I worked in TV new for many years, including a stint on air as a newsreader for a few years. One of the reasons I chose to leave - I am now a freelance foreign correspondent - is because I was really very disturbed by the treatment meted out to older women in journalism. For example, the way Mary Kostakidis was treated by both SBS when she left the broadcaster, as well as the print media - I remember a ghastly front page photograph of Mary out jogging in The Australian. This, for a woman who spent decades as the face of a minnow television station, lending it her grace and dignity. She deserved far better treatment. And other commercial broadcasters, in how they let go of their on-air talent once they've reached what is judged to be their use-by date (who decides these things anyway?) It's one thing to tell someone that their time is up and thank them graciously for their hard work and buy them a cake; another to tell them they've been sacked via email. I have met some of these former newsreaders; they have in common this air of concealed embitterment, of resignation, of deep sadness.

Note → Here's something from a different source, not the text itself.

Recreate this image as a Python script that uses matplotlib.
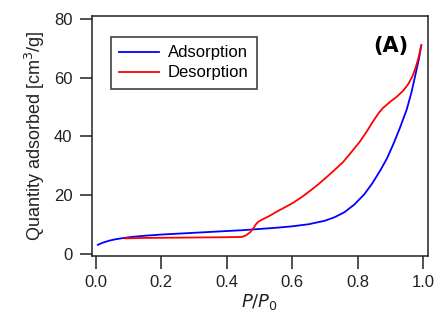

I realised that the energy it would take to simply stay in the game, when it came to being on air, would become so overwhelming that it would take up almost all my energy: energy that might otherwise be spent on acquiring new skills or career development. What role is there for a former television newsreader?

So I chose to get out. I don't get a massive clothing allowance, I don't get to spend an hour of my day in makeup, I don't get everyone looking at me for an hour or two each day, but I get to choose the future direction of my career to a greater extent.